Nach dem Eurotransplant-Kongress: Was mich rund um die Organspende am meisten beschäftigt

Noordwijk/Frankfurt, 09.10.2017. Es ist Donnerstagnachmittag in Noordwijk an der holländischen Nordseeküste. Draußen tobt das Wetter, die Haare des niederländischen Königs Willem-Alexander liegen trotzdem akkurat. Er hat gerade den großen Veranstaltungssaal des Hotels van Oranje betreten, in dem die Feierstunde zum 50-jährigen Jubiläum von Eurotransplant stattfindet. Auf die Bühne tritt eine Frau meines Alters und erzählt in sehr ruhigen und abgeklärten Worten ihre Geschichte. Rafaella Bruno-Pinto, schlank, sportlich, Nichtraucherin, Mutter von zwei Kindern, wird Ende 2008 plötzlich von einem Husten geplagt. Ihre Familie ist davon irgendwann mehr genervt als besorgt und zwingt sie zum Arzt. Dieser diagnostiziert, dass sie eine sehr ernsthafte Krankheit hat, die ihre Lungen zerstört. Rafaella braucht eine Organspende. Im Juli 2010 arbeitet ihre Lunge nur noch mit 21 Prozent ihrer Kapazität, sie trägt seit Wochen ein Beatmungsgerät. „Ich wurde in die Klinik eingewiesen und wusste, dass ich sie entweder mit einer neuen Lunge verlasse werde oder gar nicht mehr.“ Rafaella Bruno-Pinto spricht trotz 300 Zuhörern absolut professionell, aber an einer Stelle versagt ihr die Stimme: als sie Tag und exakte Uhrzeit nennt, an der ihr mitgeteilt wurde, dass es eine Lunge für sie gibt. Heute muss sie zwar täglich viele Tabletten schlucken, um die Abstoßung der Lunge zu verhindern, aber sie führt ein glückliches und aktives Leben mit ihrer Familie.

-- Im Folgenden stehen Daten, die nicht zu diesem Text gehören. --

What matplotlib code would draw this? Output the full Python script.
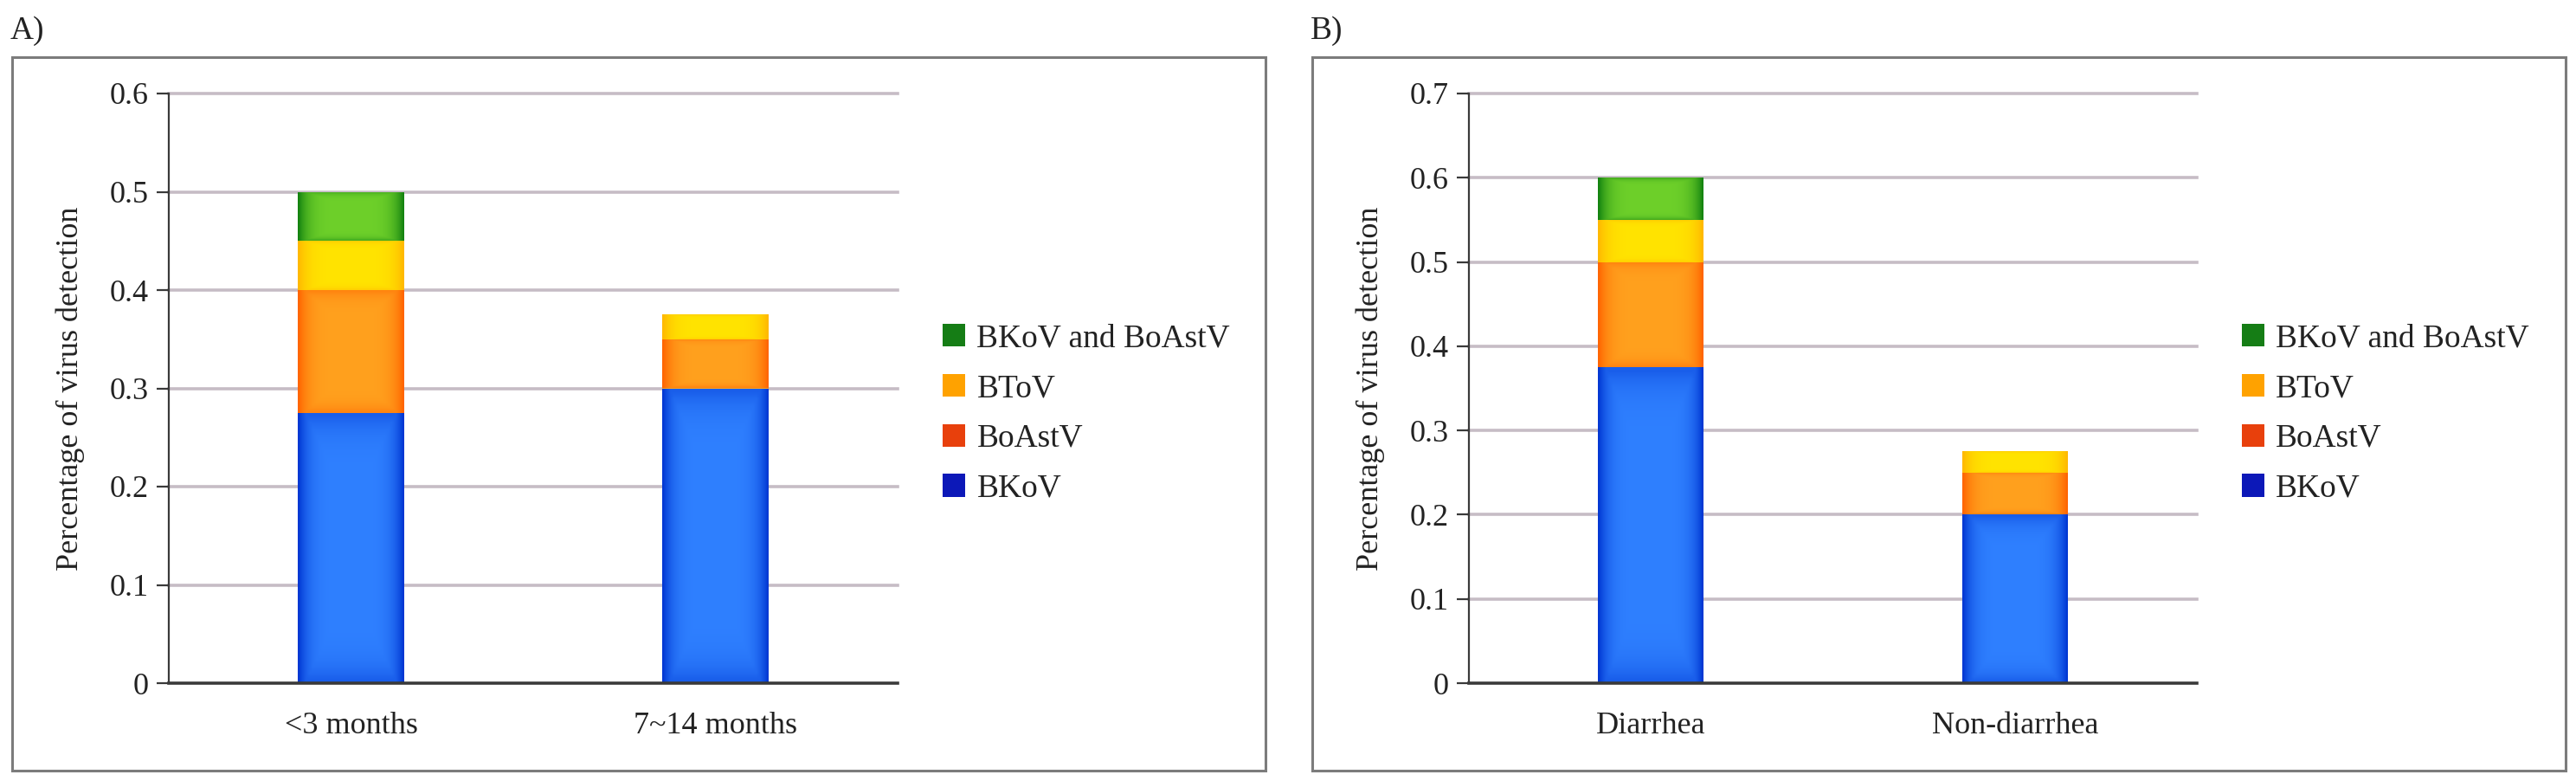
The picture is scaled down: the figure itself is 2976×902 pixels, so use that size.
import numpy as np
import matplotlib
matplotlib.use("Agg")
import matplotlib.pyplot as plt
from matplotlib.patches import Patch, Rectangle
from matplotlib.colors import to_rgb

# ---------------- data ----------------
categories_a = ["<3 months", "7~14 months"]
categories_b = ["Diarrhea", "Non-diarrhea"]

# stacked segment heights (bottom -> top)
a_blue = [0.275, 0.300]
a_orange = [0.125, 0.050]
a_yellow = [0.050, 0.025]
a_green = [0.050, 0.000]

b_blue = [0.375, 0.200]
b_orange = [0.125, 0.050]
b_yellow = [0.050, 0.025]
b_green = [0.050, 0.000]

legend_labels = ["BKoV and BoAstV", "BToV", "BoAstV", "BKoV"]
legend_colors = ["#157d15", "#ffa200", "#e8400c", "#0c18b8"]

yticks_a = [0, 0.1, 0.2, 0.3, 0.4, 0.5, 0.6]
yticks_b = [0, 0.1, 0.2, 0.3, 0.4, 0.5, 0.6, 0.7]
ytick_labels_a = ["0", "0.1", "0.2", "0.3", "0.4", "0.5", "0.6"]
ytick_labels_b = ["0", "0.1", "0.2", "0.3", "0.4", "0.5", "0.6", "0.7"]

# segment shading (center, edge)
seg_colors = [
    ("#2f80ff", "#0036d2"),   # blue
    ("#ffa11e", "#ff6400"),   # orange
    ("#ffe400", "#ffb800"),   # yellow
    ("#6ed02a", "#138210"),   # green
]

plt.rcParams["font.family"] = ["Liberation Serif", "DejaVu Serif"]

W, H = 2976, 902
fig = plt.figure(figsize=(W / 100, H / 100), dpi=100)
fig.patch.set_facecolor("white")


def fx(px):
    return px / W


def fy(py):
    return 1 - py / H


def shade(ax, patch, center, edge):
    x0, y0 = patch.get_x(), patch.get_y()
    w, h = patch.get_width(), patch.get_height()
    if h <= 0:
        return
    xs = np.linspace(-1, 1, 80)
    ys = np.linspace(-1, 1, 40)
    X, Y = np.meshgrid(xs, ys)
    wgt = np.maximum(np.abs(X) ** 5, 0.45 * np.abs(Y) ** 8)
    c = np.array(to_rgb(center))
    e = np.array(to_rgb(edge))
    img = c * (1 - wgt[..., None]) + e * wgt[..., None]
    im = ax.imshow(img, extent=(x0, x0 + w, y0, y0 + h), origin="lower",
                   aspect="auto", interpolation="bilinear", zorder=3)
    im.set_clip_path(patch)


def panel(box_left, box_right, ax_left, ax_right, cats, segs, ymax, yticks,
          yticklabels, letter):
    # outer frame
    rect = Rectangle((fx(box_left), fy(890)), fx(box_right - box_left),
                     (890 - 66) / H, transform=fig.transFigure, fill=False,
                     edgecolor="#7c7c7c", linewidth=2.2, zorder=0)
    fig.patches.append(rect)
    fig.text(fx(box_left - 2), fy(45), letter, fontsize=27, va="baseline",
             ha="left", color="#222222")

    ax_top, ax_bot = 108, 789
    ax = fig.add_axes([fx(ax_left), fy(ax_bot), fx(ax_right - ax_left),
                       (ax_bot - ax_top) / H])
    x = np.arange(len(cats))
    bottom = np.zeros(len(cats))
    for vals, (cc, ec) in zip(segs, seg_colors):
        vals = np.array(vals)
        bars = ax.bar(x, vals, width=0.29, bottom=bottom, color=cc,
                      linewidth=0, zorder=2)
        for p in bars.patches:
            shade(ax, p, cc, ec)
        bottom = bottom + vals

    ax.set_xlim(-0.5, len(cats) - 0.5)
    ax.set_ylim(0, ymax)
    ax.set_yticks(yticks)
    ax.set_yticklabels(yticklabels)
    ax.set_xticks(x)
    ax.set_xticklabels(cats)
    for t in yticks[1:]:
        ax.axhline(t, color="#c6bcc5", linewidth=2.6, zorder=1, clip_on=False)

    for s in ["top", "right"]:
        ax.spines[s].set_visible(False)
    ax.spines["left"].set_color("#3a3a3a")
    ax.spines["left"].set_linewidth(1.6)
    ax.spines["bottom"].set_color("#3a3a3a")
    ax.spines["bottom"].set_linewidth(2.6)
    ax.spines["bottom"].set_zorder(4)
    ax.tick_params(axis="y", length=10, width=1.6, color="#3a3a3a",
                   labelsize=26, pad=7, labelcolor="#222222")
    ax.tick_params(axis="x", length=0, labelsize=26, pad=24,
                   labelcolor="#222222")
    ax.set_ylabel("Percentage of virus detection", fontsize=26,
                  color="#222222")
    ax.yaxis.set_label_coords(-0.115, 0.5)

    handles = [Patch(facecolor=c, edgecolor="none") for c in legend_colors]
    ax.legend(handles, legend_labels, loc="center left",
              bbox_to_anchor=(1 + 52 / (ax_right - ax_left), 0.457),
              frameon=False, fontsize=27, handlelength=0.7, handleheight=0.7,
              handletextpad=0.35, labelspacing=0.62, borderpad=0,
              borderaxespad=0, labelcolor="#222222")
    return ax


panel(14, 1462, 195, 1037, categories_a,
      [a_blue, a_orange, a_yellow, a_green], 0.6, yticks_a, ytick_labels_a,
      "A)")
panel(1516, 2964, 1697, 2538, categories_b,
      [b_blue, b_orange, b_yellow, b_green], 0.7, yticks_b, ytick_labels_b,
      "B)")

fig.savefig("out.png", dpi=100, facecolor="white")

Ethische Fragen rund um die Organspende

Es sind – wenig überraschend – die persönlichen Schicksale, die mich bewegen. Am eindrücklichsten aber finde ich die ethisch motivierten Beiträge und Diskussionen, denen ich zuhöre. Wenn man anfängt, sich gewisse Fragen zu stellen, findet man kein Ende mehr. Wie gehen wir mit Transplantationen für Raucher oder alkoholkranke Menschen um? Nach welchen Leitlinien richtet man sich, wenn demenzkranke Menschen ein Spenderorgan benötigen? Was gilt für den Umgang mit Flüchtlingen, die bei uns leben und möglicherweise noch nicht wissen, ob sie bleiben dürfen? Wie transparent muss sich eine erkrankte Person machen, die ein Spenderorgan erhalten will? An dieser Frage entzündete sich eine lebhafte Diskussion. Eine Rednerin berichtete von Fällen, speziell in den USA, in denen potentielle Empfänger nicht auf die Warteliste kommen, weil sie eine kriminelle Karriere aufweisen. Begeht ein solcher Straftäter mit einem Spenderorgan erneut ein Verbrechen und muss wieder ins Gefängnis, kann seine aufwändige medizinische Betreuung dort nicht gewährleistet werden. Zu diesem Vorgehen gibt es unter den anwesenden Experten hochgradig unterschiedliche Meinungen. Ein vermutlich niederländischer Herr aus dem Publikum meldete sich und berichtete, dass er anonym eine Niere gespendet habe (in Deutschland sind anonyme Nierenspenden nicht erlaubt). Er sagte, ihn habe es nicht interessiert, was für einen Menschen diese Niere rettet, ob es einer sei, der ein „gutes“ oder „schlechtes“ Leben führt. Aus Deutschland wurde berichtet, dass potentielle Nierenempfänger, die eine Niere nur von einem Verwandten oder von einer Person erhalten können, die ihnen sehr nahe steht, von einer Transplantation ausgeschlossen werden können, wenn sie den potentiellen Spender über so entscheidende Informationen wie z. B. eine kriminelle Vergangenheit nicht unterrichtet haben.

Are all lives equal?

Ich frage mich seit Freitag: Sind tatsächlich alle Leben gleich viel wert? Ich habe darauf keine eindeutige Antwort, und glücklicherweise erwartet sie von mir auch keiner. Aber ich werde versuchen, Antworten zusammenzutragen.
Über diese genannten Fragen hinaus gibt es ein Dutzend weitere Ansatzpunkte, in die ich mich einarbeiten werde. Es gibt so vieles, über das ich noch nie nachgedacht habe… Höchste Zeit, es jetzt zu tun.